It's Halloween. The official holiday might not be until Monday, but two distinct, temporary changes in the fabric of our society render it impossible to deny that our city is already in mid-celebration: if you want to go out to the bars, you're probably going to end up seeing at least one creepy, manic dude dressed up as Charlie Sheen and if you want to go into a movie theater, you're probably going to end up seeing a horror film. Give in to the extended holiday spirit and catch any of the following three macabre delights.
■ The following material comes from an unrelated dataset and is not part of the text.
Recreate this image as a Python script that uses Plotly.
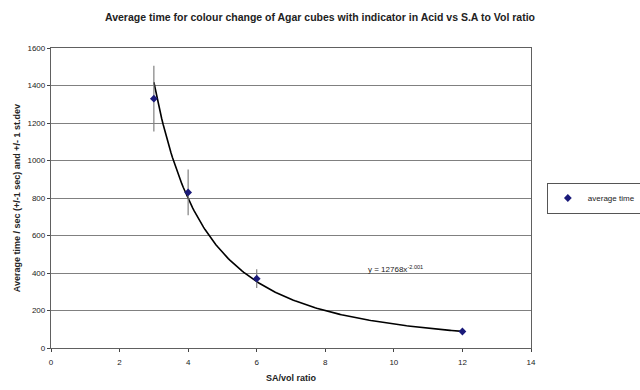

Super-Secret Triple Creature Feature
Grand Illusion Cinema (10/30, 7pm)
Sure, you could stay in on Halloween Eve, nurse your Halloween Friday and/or Halloween Saturday hangover and just watch the new Boardwalk Empire. That's cool. It sounds like a perfectly fine way to spend a Sunday night. Or you could get off your ass and go for what's in the mystery box! The mystery box, of course, being Grand Illusion Cinema, who will be showing "an iconic trilogy" that gives an "unnatural birth to the greatest screen monster of all time." While that description would almost be too obvious of a hint towards the Star Wars prequels and Natalie Portman's cold, dead stare, apparently at least one of the entries is being advertised as a black and white film. Will it be Night of the Living Dead, Dawn of the Dead, and Day of the Dead? Could it be Boris Karloff in Frankenstein, Bride of Frankenstein and Son of Frankenstein? Tomorrow night, leave it in the hands of Grand Illusion.

Martha Marcy May Marlene
Guild 45th Theatre (10/29-11/3)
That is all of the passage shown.